- The Washington Times - Wednesday, January 15, 2003

More U.S. aid sought in drug war
BOGOTA The United States should flex the massive military muscle now deploying in the Persian Gulf to strangle the illegal drug trade, Colombian President Alvaro Uribe said yesterday.
"I have seen the scale of the deployment of American troops in the Persian Gulf. When they've sorted that problem out, they should help us with an equivalent deployment in the Atlantic and in the Pacific to end the flow of drugs," Mr. Uribe told Reuters news agency in an interview.
Mr. Uribe, who took office in August vowing to crack down on drug trafficking and rebels, is a keen supporter of U.S. anti-narcotics aid totaling almost $2 billion in recent years.

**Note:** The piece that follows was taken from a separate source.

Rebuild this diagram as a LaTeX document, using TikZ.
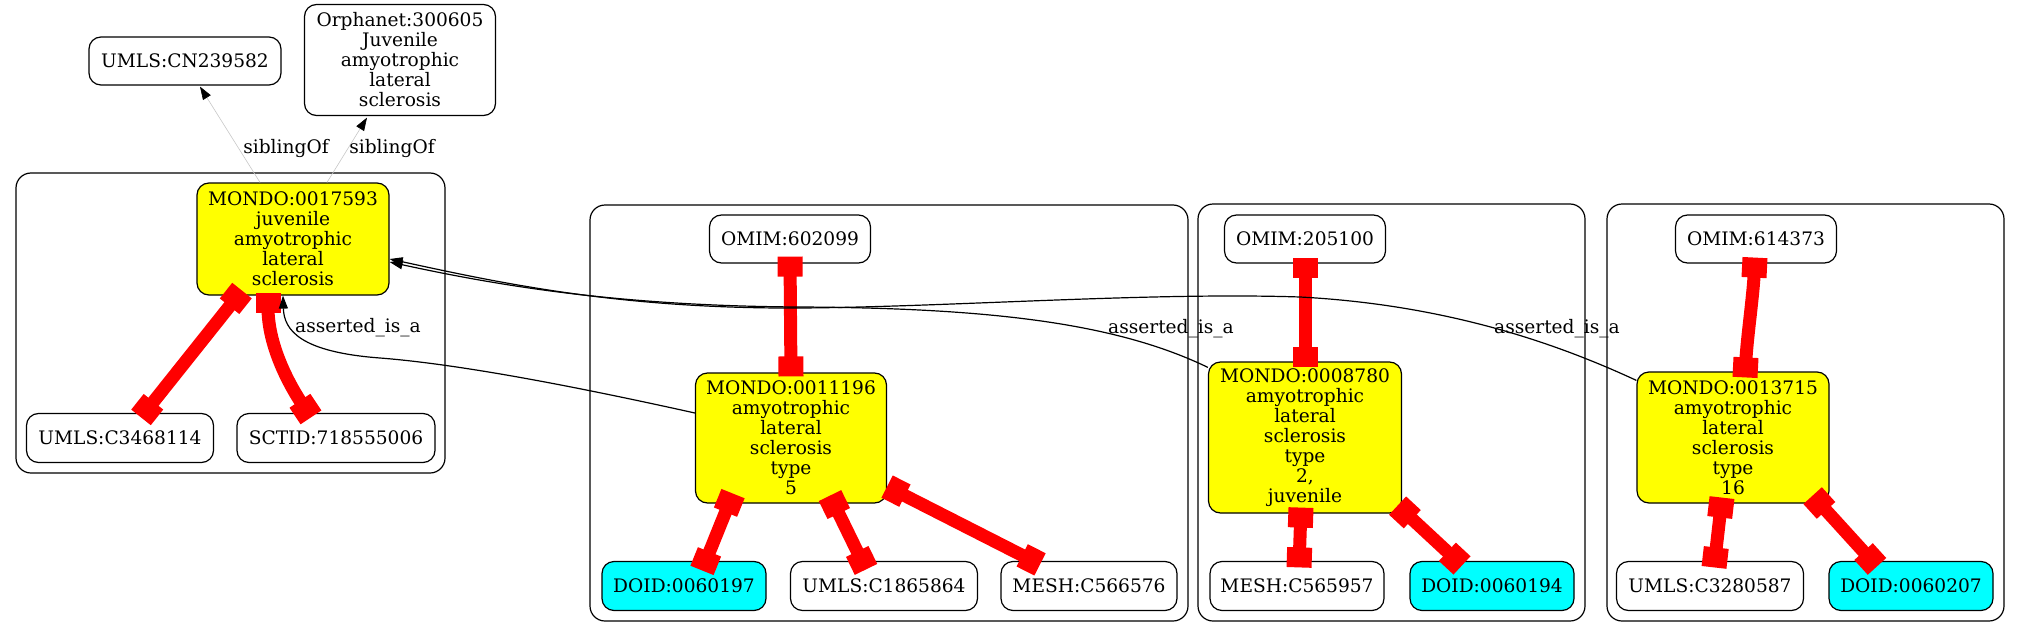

Chavez loyalist troops seize police weapons
CARACAS Soldiers loyal to President Hugo Chavez seized submachine guns and shotguns from Caracas' police department yesterday in what the opposition mayor called a bid to undermine him.
Federal interference in the capital's police department is one reason Venezuela's opposition has staged a strike now in its 44th day demanding early elections. Yesterday's raids stoked already heated tensions in this polarized nation.
Greater Caracas Mayor Alfredo Pena said the weapons seizure stripped police of their ability to control street protests that have erupted almost daily since the strike began Dec. 2. Five persons have died in strike-related demonstrations.
A smaller district police force used tear gas yesterday to separate pro- and anti-Chavez protesters. Officials said two protesters were injured.

All asylum seekers to be fingerprinted
BRUSSELS The European Commission today will begin operating an unprecedented system to record the fingerprints of all asylum seekers entering the European Union, officials said.
All asylum seekers older than 14 will be fingerprinted under the system in all 15 EU member states except Denmark. The program also will be implemented in Norway and Iceland.
Immigration is a politically sensitive subject in the 15-member European Union, where many movements warn about an influx of cheap labor and the drain on welfare services.

Peace negotiations open in France
PARIS Ivory Coast political party chiefs and rebel leaders are set to meet today at talks near Paris aimed at ending a 4-month-old conflict in the world's top cocoa producer that threatens to destabilize much of West Africa.
President Laurent Gbagbo, who rebels want removed from power, said he was confident the talks would allow his government to regain authority over rebel-held areas.
"If a solution isn't found, this could result in a catastrophe," French Foreign Minister Dominique de Villepin told a news conference in Paris.

Prime minister visits shrine to war dead
TOKYO Prime Minister Junichiro Koizumi visited a shrine honoring Japan's war dead yesterday, drawing protests from China and South Korea and risking the ire of other Asian nations that Japan brutally occupied last century.
The Yasukuni shrine honors about 2.5 million Japanese war dead, including executed criminals such as war-era Prime Minister Hideki Tojo.

Queen leaves hospital after knee surgery
LONDON Queen Elizabeth II yesterday left the London hospital where she underwent a successful knee operation a day earlier.
The 76-year-old monarch walked out of the King Edward VII hospital with the aid of a crutch and got into a car to travel to her Sandringham estate in eastern England. She hobbled slightly but walked on her own.